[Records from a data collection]
☆ ☆ ☆
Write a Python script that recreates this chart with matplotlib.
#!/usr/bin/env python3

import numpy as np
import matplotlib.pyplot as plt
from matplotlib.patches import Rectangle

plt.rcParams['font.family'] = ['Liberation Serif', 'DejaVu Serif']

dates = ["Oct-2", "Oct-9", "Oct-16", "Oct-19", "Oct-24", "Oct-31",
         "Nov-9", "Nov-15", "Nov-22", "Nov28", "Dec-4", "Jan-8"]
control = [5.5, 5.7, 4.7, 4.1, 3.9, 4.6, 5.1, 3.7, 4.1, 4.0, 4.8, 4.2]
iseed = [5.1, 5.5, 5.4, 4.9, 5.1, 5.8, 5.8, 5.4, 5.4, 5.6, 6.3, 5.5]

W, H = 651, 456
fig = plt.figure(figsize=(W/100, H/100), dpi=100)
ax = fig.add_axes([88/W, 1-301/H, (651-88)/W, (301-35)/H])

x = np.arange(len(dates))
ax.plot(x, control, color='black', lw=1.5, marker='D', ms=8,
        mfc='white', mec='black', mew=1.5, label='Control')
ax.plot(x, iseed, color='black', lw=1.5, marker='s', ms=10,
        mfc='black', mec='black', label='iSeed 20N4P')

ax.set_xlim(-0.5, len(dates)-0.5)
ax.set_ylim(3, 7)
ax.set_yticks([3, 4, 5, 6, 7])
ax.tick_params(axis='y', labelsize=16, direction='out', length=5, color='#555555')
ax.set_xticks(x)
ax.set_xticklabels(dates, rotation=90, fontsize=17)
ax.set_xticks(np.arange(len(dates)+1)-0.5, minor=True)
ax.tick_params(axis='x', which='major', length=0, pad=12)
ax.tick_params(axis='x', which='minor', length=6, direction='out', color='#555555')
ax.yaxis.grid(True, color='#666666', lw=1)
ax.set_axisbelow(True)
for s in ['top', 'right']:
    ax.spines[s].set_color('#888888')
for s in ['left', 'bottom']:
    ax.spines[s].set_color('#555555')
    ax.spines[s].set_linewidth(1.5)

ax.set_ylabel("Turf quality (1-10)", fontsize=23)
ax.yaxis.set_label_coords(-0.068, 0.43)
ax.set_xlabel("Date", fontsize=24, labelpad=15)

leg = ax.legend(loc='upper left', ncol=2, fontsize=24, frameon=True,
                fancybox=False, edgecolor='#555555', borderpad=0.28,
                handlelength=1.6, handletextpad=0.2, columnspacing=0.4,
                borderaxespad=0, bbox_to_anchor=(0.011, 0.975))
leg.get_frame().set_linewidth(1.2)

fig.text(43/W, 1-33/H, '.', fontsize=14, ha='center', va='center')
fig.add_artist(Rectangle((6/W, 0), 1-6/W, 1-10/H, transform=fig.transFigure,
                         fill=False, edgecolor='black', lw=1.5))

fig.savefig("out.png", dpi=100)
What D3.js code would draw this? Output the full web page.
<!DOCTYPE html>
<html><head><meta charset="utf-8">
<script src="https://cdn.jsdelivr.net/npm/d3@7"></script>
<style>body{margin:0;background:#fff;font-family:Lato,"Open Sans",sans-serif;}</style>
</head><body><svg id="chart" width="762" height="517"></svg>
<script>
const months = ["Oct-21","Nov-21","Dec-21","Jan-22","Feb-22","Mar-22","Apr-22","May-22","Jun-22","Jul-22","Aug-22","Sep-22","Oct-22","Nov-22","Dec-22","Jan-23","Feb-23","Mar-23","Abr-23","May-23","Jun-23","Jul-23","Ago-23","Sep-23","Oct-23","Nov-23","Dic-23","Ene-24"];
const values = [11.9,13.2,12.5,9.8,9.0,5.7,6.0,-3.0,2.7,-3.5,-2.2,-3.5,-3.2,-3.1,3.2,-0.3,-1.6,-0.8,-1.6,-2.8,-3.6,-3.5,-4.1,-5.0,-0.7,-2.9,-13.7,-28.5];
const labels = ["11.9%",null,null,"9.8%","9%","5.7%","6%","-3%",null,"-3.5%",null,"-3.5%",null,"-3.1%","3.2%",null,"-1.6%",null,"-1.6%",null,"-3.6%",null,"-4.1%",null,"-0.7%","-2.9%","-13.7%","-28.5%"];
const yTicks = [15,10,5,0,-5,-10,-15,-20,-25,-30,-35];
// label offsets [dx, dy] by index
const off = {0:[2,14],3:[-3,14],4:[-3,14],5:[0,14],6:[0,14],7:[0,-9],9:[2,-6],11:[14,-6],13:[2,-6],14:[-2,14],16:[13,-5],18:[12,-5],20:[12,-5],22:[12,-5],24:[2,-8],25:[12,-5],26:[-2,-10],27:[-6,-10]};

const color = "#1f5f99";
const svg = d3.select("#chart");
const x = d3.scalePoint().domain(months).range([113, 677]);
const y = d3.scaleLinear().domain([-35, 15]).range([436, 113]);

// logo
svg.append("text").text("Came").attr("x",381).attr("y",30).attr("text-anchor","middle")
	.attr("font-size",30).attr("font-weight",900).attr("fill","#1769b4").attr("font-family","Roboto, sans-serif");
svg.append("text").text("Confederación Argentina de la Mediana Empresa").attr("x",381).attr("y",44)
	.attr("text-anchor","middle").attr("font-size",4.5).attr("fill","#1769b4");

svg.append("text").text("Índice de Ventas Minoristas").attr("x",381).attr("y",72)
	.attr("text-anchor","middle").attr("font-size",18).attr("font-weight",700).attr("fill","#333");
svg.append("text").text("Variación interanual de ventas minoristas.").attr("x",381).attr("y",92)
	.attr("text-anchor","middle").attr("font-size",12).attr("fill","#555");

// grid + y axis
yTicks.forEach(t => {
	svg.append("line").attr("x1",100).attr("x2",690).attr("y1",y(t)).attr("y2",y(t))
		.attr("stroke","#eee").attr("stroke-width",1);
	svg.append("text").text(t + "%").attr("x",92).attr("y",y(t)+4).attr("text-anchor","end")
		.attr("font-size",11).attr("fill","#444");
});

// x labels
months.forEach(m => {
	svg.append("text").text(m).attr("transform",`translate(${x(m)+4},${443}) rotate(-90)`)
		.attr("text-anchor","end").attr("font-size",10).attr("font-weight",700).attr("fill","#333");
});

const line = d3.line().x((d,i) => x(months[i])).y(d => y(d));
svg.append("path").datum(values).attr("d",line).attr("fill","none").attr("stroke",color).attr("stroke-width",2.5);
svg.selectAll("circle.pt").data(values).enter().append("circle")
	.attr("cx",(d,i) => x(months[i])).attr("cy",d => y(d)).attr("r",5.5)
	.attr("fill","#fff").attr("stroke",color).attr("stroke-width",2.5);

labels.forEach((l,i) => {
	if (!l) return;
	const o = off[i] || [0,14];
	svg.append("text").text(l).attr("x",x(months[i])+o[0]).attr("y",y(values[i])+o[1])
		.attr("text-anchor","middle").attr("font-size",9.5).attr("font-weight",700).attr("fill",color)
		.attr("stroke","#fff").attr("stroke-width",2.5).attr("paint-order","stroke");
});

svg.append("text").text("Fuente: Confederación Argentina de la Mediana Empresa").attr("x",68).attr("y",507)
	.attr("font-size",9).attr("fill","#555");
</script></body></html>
☆ ☆ ☆
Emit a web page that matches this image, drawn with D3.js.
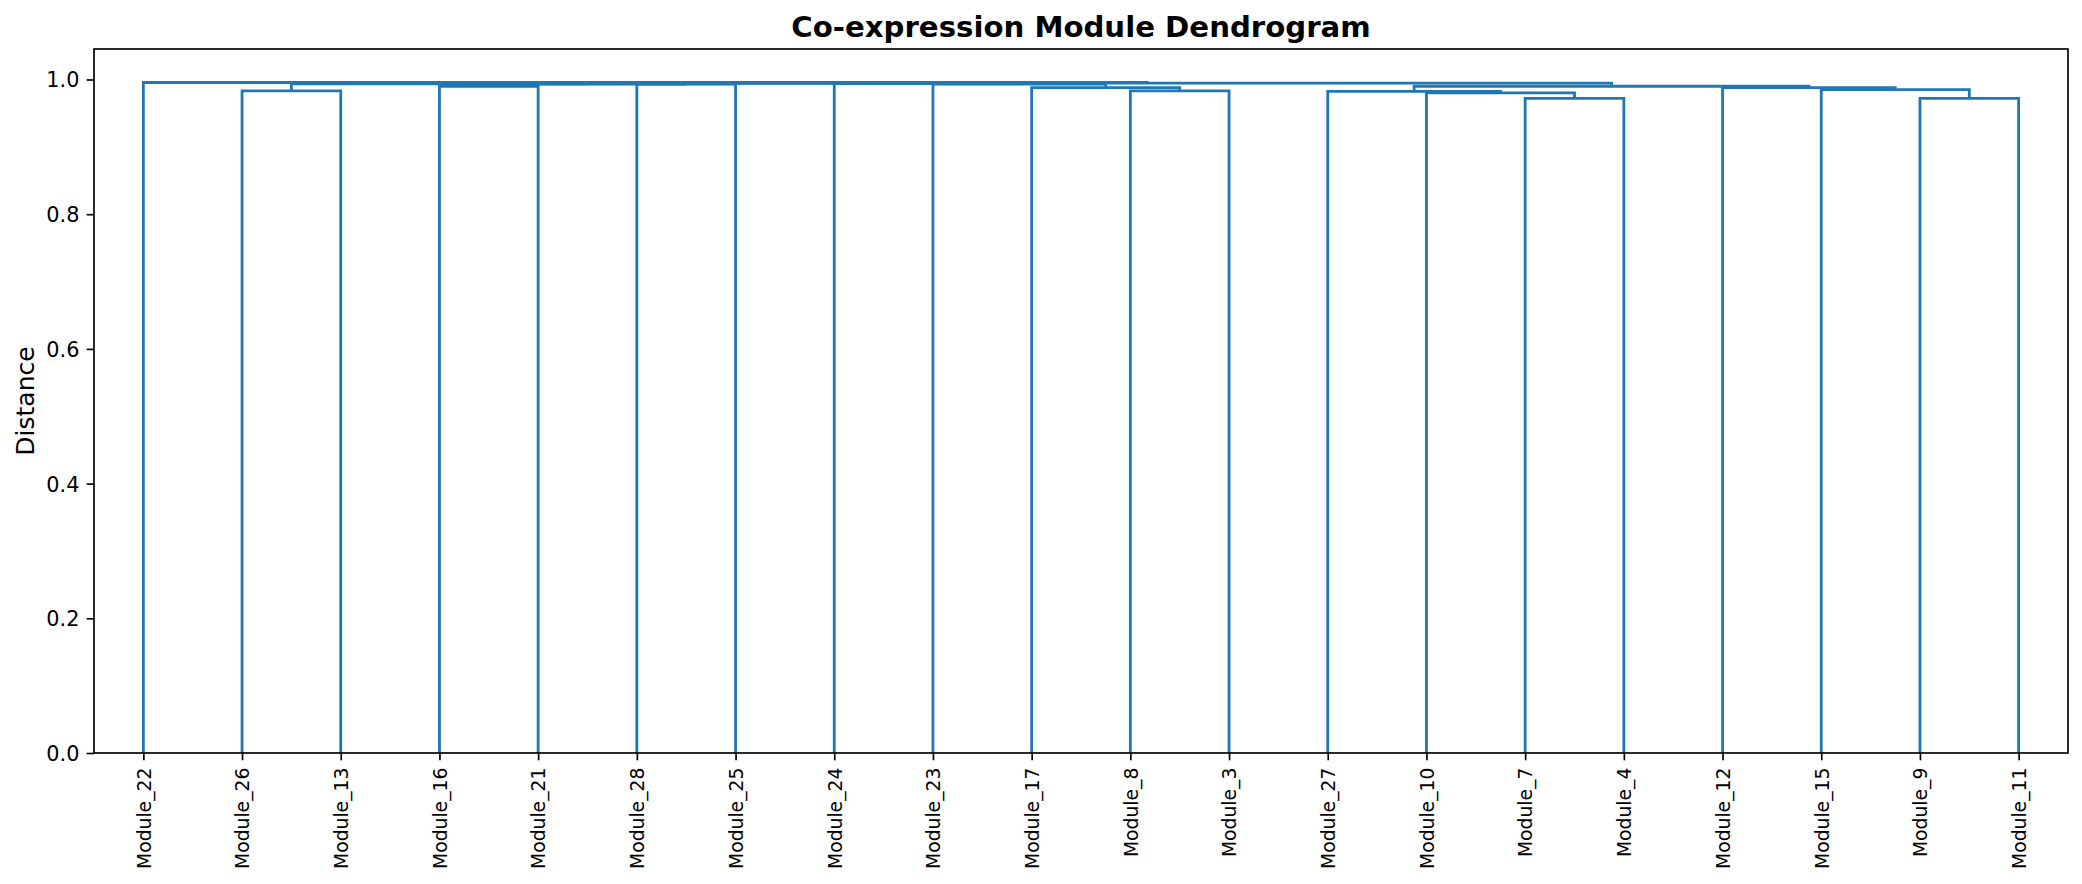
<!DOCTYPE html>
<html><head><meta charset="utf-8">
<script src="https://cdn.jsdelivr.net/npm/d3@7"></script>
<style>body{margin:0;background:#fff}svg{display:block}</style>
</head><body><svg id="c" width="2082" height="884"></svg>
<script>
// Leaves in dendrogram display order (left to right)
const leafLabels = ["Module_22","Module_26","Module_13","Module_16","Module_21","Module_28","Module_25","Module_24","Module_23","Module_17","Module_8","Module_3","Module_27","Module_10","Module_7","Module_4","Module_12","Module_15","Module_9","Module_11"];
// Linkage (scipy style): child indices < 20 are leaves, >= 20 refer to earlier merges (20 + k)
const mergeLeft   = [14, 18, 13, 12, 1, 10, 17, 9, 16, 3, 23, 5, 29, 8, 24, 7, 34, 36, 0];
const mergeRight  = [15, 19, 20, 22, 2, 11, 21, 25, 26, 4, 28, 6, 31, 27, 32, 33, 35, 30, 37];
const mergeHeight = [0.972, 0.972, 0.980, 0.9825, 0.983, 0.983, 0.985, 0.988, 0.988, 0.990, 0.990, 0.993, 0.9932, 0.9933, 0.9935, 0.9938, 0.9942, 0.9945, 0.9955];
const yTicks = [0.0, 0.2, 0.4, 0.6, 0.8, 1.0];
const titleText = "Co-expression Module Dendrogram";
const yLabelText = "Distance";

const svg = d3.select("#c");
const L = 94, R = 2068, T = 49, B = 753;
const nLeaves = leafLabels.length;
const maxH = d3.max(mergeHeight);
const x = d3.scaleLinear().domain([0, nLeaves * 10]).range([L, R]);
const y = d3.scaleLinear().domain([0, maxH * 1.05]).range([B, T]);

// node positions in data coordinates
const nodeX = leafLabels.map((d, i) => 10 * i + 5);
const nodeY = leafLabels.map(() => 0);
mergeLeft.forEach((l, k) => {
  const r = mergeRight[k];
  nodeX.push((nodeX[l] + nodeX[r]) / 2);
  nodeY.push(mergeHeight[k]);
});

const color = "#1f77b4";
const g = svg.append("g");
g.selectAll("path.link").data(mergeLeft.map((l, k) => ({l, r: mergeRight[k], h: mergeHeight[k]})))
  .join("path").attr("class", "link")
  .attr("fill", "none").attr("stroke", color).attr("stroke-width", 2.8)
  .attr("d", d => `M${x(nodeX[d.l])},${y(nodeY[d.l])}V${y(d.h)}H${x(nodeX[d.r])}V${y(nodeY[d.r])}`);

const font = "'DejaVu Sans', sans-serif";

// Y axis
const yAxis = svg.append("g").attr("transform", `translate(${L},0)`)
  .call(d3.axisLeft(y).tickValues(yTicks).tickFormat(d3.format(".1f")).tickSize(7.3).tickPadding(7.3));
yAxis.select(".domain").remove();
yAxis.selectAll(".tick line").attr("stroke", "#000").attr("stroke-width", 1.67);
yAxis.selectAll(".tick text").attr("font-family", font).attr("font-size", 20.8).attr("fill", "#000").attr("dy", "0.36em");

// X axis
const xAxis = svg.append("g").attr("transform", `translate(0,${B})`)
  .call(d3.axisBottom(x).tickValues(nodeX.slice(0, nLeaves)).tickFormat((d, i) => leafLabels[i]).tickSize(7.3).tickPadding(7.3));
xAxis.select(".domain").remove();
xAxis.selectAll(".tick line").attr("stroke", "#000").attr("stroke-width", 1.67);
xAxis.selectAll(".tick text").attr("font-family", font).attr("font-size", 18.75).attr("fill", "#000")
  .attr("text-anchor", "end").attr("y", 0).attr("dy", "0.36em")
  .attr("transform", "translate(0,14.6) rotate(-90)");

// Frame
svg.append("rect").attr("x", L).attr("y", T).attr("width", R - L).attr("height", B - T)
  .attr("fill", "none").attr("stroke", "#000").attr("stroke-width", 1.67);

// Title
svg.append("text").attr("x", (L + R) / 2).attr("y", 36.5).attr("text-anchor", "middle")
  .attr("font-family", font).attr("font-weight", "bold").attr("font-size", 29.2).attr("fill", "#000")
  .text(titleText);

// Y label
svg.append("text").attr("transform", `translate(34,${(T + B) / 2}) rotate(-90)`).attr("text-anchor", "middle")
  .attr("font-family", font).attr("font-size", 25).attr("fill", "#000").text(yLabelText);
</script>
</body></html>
☆ ☆ ☆
WRITTEN INSTRUCTION:
Transcribe nothing but the lines from the line with "Write a Python" through the line with "plt.rcParams['font.family'] = ['Liberation", reproducing each exactly.

THE COMPLETED TASK:
Write a Python script that recreates this chart with matplotlib.
#!/usr/bin/env python3

import numpy as np
import matplotlib.pyplot as plt
from matplotlib.patches import Rectangle

plt.rcParams['font.family'] = ['Liberation Serif', 'DejaVu Serif']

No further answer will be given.